Sensing an opportunity to build a staff of equivalent stature to Lord Rutherford’s at Cambridge, Lindemann used his contacts with his old Berlin University supervisor Walther Nernst to recruit refugees who suddenly found themselves without a career in Germany. Lindemann cultivated Sir Robert Mond (son of the benefactor of Rutherford’s laboratory, whose family chemicals business was one of the major constituents of the new conglomerate Imperial Chemical Industries) and ICI chairman Sir Harry McGowan, to obtain sponsorship in order to fund new positions at the Clarendon for the refugees. The first to arrive was Kurt Mendelssohn himself.

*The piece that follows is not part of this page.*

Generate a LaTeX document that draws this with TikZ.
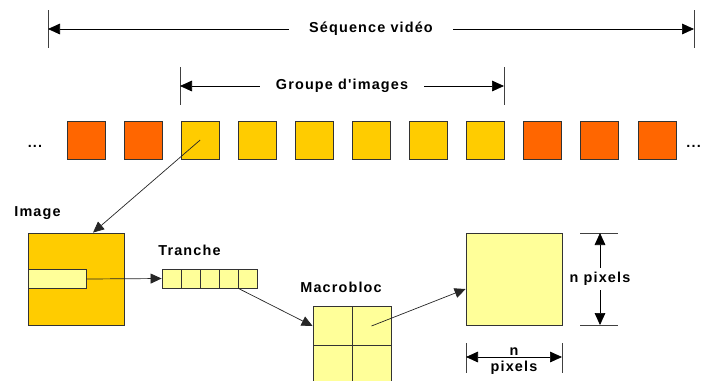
\documentclass[tikz,border=0pt]{standalone}
\usepackage{fontspec}
\setmainfont{Liberation Sans}
\newfontfamily\etiqfont[LetterSpace=8]{Liberation Sans}
\usetikzlibrary{arrows.meta,calc}

\definecolor{orangeimg}{HTML}{FF6600}
\definecolor{jauneimg}{HTML}{FFCC00}
\definecolor{pale}{HTML}{FFFF99}

\tikzset{
  etiq/.style={font=\etiqfont\bfseries\fontsize{12.3pt}{14pt}\selectfont},
  img/.style={draw=black!80, line width=0.7pt, minimum size=1.14cm, inner sep=0pt},
  cell/.style={draw=black!80, line width=0.7pt, fill=pale, minimum size=0.57cm, inner sep=0pt},
  fleche/.style={-{Triangle[length=3.3mm,width=3mm]}, black!85, line width=0.6pt},
  cote/.style={{Triangle[length=3.6mm,width=3.2mm]}-{Triangle[length=3.6mm,width=3.2mm]}, line width=0.6pt},
  repere/.style={line width=0.6pt, black!75}
}

\begin{document}
\begin{tikzpicture}[x=0.03cm, y=-0.03cm]
  \useasboundingbox (0,0) rectangle (701,380);
  \clip (0,0) rectangle (701,380);

  % sequence of frames
  \foreach \i/\c in {0/orangeimg,1/orangeimg,2/jauneimg,3/jauneimg,4/jauneimg,5/jauneimg,6/jauneimg,7/jauneimg,8/orangeimg,9/orangeimg,10/orangeimg} {
    \node[img, fill=\c] (f\i) at ({86+57.1*\i},140) {};
  }
  \node[etiq, anchor=base] (pts-g) at (35,147) {...};
  \node[etiq, anchor=base east, inner xsep=0pt] (pts-d) at (701,147) {...};

  % dimension lines on top
  \coordinate (sg) at (48,29);
  \coordinate (sd) at (694,29);
  \draw[repere] ([yshift=0.57cm]sg) -- ([yshift=-0.57cm]sg);
  \draw[repere] ([yshift=0.57cm]sd) -- ([yshift=-0.57cm]sd);
  \draw[cote] (sg) -- (sd) node[midway, fill=white, inner xsep=0.6cm, etiq] (sequence) {Séquence vidéo};

  \coordinate (gg) at (180,86);
  \coordinate (gd) at (504,86);
  \draw[repere] ([yshift=0.57cm]gg) -- ([yshift=-0.57cm]gg);
  \draw[repere] ([yshift=0.57cm]gd) -- ([yshift=-0.57cm]gd);
  \draw[cote] (gg) -- (gd) node[midway, fill=white, inner xsep=0.48cm, etiq] (groupe) {Groupe d'images};

  % image, slice, macroblock
  \node[draw=black!80, line width=0.7pt, fill=jauneimg, minimum width=2.88cm, minimum height=2.76cm, inner sep=0pt] (image) at (76,279) {};
  \node[cell, minimum width=1.74cm, anchor=west] (bande) at (image.west) {};
  \node[etiq] (lab-image) at (37.5,213) {Image};

  \foreach \k in {0,...,4} {
    \node[cell] (t\k) at ({171.5+19*\k},278.5) {};
  }
  \node[etiq] (lab-tranche) at (189.5,250) {Tranche};

  \foreach \i in {0,1} {
    \foreach \j in {0,1} {
      \node[cell, minimum size=1.17cm] (m\i\j) at ({332.5+39*\i},{326+39*\j}) {};
    }
  }
  \node[etiq] (lab-macro) at (341,287) {Macrobloc};

  \node[draw=black!80, line width=0.7pt, fill=pale, minimum width=2.88cm, minimum height=2.76cm, inner sep=0pt] (pixels) at (514,279) {};

  % connectors
  \draw[fleche] (f2.center) -- ([xshift=0.51cm]image.north);
  \draw[fleche] (bande.east) -- (t0.west);
  \draw[fleche] (t3.south east) -- (m00.west);
  \draw[fleche] (m10.center) -- ([yshift=-0.3cm]pixels.west);

  % size of the macroblock
  \coordinate (hh) at (600,233);
  \coordinate (hb) at (600,325);
  \draw[repere] ([xshift=-0.6cm]hh) -- ([xshift=0.54cm]hh);
  \draw[repere] ([xshift=-0.6cm]hb) -- ([xshift=0.54cm]hb);
  \draw[cote] (hh) -- (hb) node[midway, fill=white, inner xsep=1pt, etiq] (hauteur) {n pixels};

  \coordinate (lg) at (466,357);
  \coordinate (ld) at (562,357);
  \draw[repere] ([yshift=0.42cm]lg) -- ([yshift=-0.48cm]lg);
  \draw[repere] ([yshift=0.42cm]ld) -- ([yshift=-0.48cm]ld);
  \draw[cote] (lg) -- (ld)
    node[midway, above=-2pt, etiq] (largeur-n) {n}
    node[midway, below=0pt, etiq] (largeur-px) {pixels};
\end{tikzpicture}
\end{document}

Lindemann toured Germany in his chauffeur-driven Rolls Royce in 1933, seeking additional refugee recruits for the ICI-funded scheme. The most eminent of the refugee scientists whom Lindemann recruited was Nernst’s pupil, and Kurt Mendelssohn’s cousin and supervisor, Francis Simon, who brought with him from Breslau his Hungarian pupil and colleague Nicholas Kurti. They recreated their low-temperature laboratory at Oxford, establishing its formidable reputation in this field, though they also experimented in Paris. Simon also brought with him the brothers Fritz and Heinz London, the latter also one of his pupils, who became pioneers of the theory of superconductivity. Other recruits were Erwin Schrödinger, not Jewish but an exile in protest against the Nazi policy; Leo Szilard, another Hungarian; and Heini Kuhn. Lindemann also tried to recruit Albert Einstein, Lise Meitner, and Hans Bethe.

Supercharged Clarendon

In 1934, Kapitza invented a new type of liquefier that enabled large-scale production of liquid helium, considerably easing low-temperature research, but his indefinite detention back in Russia from the same year meant that Oxford’s Clarendon was able to consolidate its lead in the field. Though the ICI grants were short term, Lindemann managed to continue to find funding from various sources to retain the majority of the most important of the refugees at Oxford until new government financing for military research became available on the outbreak of war. The new recruits supercharged Oxford’s Clarendon, which never looked back and, by the 1940s, led the world in many fields of low-temperature and solid-state physics.

Mr Hill now plans, with the Department of Physics’s Simon Probert, to reinstate the plaque near its original site, to renew its witness to a pivotal moment, not just in the history of physics at Oxford , but of the world as well.